There is still no plan to address the problem at source, which is the gap between nominal value in terms of finance and real value in terms of what our economy actually does. On a global basis, 98% of the transactions that take place everyday have nothing to do with the real economy, they are just gambling in the casino economy, most of it speculation in the possible future rises and falls in the value of the various currencies. This is a much more efficient way to make money than actually making stuff.
This sounds like a merry-go round rather than a rescue plan?
It always was a merry-go-round. That is how finance works. It has worked fairly well for the 200-odd years that we have lived in the capitalist economy, but with periodic booms and busts. To achieve a steady-state economy would also require stable money. Government could just create that money by fiat—we would believe it because we believe the government, just like investors believe in the value of government bonds. But this would be money creation without debt. The difference would be that the process would not require our work to pay back the national debt and would therefore undermine the work-money nexus at the heart of capitalism. Sounds tempting doesn’t it?!

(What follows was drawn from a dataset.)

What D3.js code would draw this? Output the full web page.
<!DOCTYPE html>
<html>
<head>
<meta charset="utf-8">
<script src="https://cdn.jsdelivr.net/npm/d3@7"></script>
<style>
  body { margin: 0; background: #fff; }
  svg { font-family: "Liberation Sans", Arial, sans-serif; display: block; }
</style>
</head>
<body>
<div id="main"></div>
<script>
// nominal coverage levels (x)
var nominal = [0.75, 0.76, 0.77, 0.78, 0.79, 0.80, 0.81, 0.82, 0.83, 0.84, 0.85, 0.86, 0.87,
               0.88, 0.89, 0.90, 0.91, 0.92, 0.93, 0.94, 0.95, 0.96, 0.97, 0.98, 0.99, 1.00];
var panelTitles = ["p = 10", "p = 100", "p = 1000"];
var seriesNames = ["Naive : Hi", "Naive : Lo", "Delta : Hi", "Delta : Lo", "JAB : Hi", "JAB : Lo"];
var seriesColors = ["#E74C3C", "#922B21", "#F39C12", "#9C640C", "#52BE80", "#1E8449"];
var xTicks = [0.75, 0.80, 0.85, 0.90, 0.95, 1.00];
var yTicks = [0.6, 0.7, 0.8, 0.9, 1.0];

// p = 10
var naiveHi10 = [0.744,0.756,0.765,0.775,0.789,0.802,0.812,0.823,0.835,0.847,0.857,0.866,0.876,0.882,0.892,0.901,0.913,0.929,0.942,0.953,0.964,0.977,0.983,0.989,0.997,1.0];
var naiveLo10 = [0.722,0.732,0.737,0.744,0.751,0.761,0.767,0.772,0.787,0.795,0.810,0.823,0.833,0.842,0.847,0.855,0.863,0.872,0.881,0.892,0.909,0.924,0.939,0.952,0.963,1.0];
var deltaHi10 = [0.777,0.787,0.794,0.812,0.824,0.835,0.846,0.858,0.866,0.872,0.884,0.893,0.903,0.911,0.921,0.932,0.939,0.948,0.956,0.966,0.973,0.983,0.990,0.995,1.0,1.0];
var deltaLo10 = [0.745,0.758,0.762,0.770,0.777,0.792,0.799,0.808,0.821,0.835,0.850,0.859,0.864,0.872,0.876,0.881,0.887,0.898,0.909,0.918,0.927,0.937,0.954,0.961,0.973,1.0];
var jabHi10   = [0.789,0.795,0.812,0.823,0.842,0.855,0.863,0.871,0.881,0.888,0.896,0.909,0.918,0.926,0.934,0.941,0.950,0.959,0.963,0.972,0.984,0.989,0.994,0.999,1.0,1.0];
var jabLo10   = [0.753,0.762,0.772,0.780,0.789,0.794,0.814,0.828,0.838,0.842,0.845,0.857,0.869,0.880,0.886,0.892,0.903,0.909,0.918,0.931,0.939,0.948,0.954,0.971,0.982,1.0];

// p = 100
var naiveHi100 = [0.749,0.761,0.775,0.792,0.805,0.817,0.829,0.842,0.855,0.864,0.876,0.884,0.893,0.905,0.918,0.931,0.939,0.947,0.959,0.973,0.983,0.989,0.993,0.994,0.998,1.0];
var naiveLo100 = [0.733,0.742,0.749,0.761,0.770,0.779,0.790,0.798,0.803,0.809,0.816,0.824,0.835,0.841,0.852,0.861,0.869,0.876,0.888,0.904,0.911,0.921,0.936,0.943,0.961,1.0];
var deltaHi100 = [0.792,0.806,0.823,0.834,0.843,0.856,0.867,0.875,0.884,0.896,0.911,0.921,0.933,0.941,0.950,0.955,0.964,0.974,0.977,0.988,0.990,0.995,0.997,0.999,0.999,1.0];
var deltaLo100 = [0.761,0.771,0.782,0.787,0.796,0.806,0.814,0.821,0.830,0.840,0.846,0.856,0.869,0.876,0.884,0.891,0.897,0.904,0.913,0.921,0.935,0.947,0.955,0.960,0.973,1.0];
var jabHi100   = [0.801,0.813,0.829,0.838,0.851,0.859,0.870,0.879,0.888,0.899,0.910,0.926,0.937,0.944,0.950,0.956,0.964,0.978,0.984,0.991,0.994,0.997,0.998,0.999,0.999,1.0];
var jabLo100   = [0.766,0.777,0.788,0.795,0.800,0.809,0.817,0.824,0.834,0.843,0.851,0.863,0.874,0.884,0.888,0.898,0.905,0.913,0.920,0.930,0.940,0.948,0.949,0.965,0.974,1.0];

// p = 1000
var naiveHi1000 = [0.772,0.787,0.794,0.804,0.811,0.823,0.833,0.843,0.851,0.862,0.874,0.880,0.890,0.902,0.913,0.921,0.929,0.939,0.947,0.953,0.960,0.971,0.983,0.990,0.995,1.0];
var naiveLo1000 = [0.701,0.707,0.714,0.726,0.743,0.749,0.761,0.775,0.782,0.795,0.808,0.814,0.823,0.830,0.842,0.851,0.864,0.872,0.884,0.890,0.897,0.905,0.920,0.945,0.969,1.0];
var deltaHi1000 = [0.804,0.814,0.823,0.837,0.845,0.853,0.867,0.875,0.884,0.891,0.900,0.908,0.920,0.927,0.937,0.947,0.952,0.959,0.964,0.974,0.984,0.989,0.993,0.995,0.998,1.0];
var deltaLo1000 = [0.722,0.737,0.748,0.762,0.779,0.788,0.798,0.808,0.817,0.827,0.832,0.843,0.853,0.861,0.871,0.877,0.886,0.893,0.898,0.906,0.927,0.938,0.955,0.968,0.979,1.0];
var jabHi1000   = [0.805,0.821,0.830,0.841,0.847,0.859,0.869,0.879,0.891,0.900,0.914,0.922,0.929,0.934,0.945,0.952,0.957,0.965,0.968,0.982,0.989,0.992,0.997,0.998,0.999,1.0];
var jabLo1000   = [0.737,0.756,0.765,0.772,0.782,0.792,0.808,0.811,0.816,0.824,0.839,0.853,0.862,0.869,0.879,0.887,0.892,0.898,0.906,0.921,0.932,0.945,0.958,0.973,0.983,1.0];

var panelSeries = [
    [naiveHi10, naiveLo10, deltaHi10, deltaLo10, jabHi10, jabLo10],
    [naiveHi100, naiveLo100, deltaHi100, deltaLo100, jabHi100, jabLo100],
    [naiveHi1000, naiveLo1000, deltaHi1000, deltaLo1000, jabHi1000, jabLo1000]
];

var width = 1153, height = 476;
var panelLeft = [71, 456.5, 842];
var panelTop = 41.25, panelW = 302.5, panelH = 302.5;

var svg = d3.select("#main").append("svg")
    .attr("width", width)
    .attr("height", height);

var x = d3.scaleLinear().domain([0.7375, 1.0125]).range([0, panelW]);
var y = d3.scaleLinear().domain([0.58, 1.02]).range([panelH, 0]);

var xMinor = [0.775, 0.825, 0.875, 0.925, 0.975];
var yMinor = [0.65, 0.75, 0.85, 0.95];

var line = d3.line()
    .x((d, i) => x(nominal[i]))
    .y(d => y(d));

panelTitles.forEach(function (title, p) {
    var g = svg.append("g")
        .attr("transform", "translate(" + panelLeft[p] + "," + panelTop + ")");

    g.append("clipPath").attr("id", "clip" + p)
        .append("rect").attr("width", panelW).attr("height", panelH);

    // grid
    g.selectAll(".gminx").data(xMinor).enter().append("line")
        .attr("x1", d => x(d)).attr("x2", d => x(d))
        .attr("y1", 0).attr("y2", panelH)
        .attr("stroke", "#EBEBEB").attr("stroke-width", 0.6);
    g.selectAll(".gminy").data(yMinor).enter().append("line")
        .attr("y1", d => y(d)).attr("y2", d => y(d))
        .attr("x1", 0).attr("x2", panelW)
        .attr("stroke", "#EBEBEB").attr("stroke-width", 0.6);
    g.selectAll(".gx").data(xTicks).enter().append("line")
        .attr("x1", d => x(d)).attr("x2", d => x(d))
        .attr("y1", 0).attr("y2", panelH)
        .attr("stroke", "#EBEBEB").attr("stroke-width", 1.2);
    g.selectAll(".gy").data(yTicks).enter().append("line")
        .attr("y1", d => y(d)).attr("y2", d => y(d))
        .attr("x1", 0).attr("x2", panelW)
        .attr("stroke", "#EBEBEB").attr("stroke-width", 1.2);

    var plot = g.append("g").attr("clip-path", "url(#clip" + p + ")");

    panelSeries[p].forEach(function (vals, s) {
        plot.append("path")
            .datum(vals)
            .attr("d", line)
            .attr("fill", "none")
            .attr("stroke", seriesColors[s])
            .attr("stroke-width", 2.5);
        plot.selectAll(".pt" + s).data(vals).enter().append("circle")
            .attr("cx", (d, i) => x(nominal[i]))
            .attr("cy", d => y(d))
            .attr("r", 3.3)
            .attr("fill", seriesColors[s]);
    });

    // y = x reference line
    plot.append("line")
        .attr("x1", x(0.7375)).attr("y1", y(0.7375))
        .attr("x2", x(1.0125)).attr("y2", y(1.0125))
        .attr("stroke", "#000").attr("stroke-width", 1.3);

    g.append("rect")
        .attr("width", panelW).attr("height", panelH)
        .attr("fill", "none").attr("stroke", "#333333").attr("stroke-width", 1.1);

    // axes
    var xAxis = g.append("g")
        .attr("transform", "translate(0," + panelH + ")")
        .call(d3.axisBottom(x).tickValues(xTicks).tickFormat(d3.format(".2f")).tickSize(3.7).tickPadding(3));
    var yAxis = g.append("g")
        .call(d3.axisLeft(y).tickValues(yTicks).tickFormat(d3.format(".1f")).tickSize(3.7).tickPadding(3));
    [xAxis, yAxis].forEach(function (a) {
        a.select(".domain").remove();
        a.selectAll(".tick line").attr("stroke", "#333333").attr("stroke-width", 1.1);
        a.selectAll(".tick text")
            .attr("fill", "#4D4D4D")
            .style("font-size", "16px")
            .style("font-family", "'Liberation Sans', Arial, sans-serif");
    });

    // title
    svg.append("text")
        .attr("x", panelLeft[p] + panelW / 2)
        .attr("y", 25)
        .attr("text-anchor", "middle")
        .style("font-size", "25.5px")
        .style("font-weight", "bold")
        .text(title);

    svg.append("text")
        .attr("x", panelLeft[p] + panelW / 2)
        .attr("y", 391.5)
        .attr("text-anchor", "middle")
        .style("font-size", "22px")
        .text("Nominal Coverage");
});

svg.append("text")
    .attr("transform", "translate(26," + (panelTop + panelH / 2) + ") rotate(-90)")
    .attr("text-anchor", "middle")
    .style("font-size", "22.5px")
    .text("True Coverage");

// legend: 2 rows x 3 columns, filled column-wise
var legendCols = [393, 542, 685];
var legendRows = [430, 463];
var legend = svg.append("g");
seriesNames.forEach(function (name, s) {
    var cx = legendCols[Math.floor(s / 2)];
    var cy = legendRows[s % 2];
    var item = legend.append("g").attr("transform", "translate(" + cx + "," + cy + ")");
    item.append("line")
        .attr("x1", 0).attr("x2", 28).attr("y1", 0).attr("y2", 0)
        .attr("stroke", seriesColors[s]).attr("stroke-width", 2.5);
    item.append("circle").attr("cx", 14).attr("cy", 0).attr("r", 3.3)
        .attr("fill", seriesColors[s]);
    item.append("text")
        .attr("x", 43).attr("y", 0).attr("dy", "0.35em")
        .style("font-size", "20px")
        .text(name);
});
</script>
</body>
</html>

Surely the global financial system as currently configured is on any accepted measure a write off?
I agree with you about this. I think the only solution is to go for the full-scale jubilee and go back to the Bretton Woods conference table. We could then reinstate the two major planks of Keynes’s plan at that time: balanced budgets between nations with fines for deficits and surpluses, and a neutral international currency so that no government had the ‘reserve currency’ advantage. In addition I think we could tie this currency to an agreement on climate change and therefore stitch the environmental crisis into the solution too. The main difference between then and now is the liberalization of finance so that it is not under national control. This needs to be reversed with the reintroduction of credit and exchange controls. Without control of finance how can a government claim to be sovereign? And how can we imagine we live in democracies?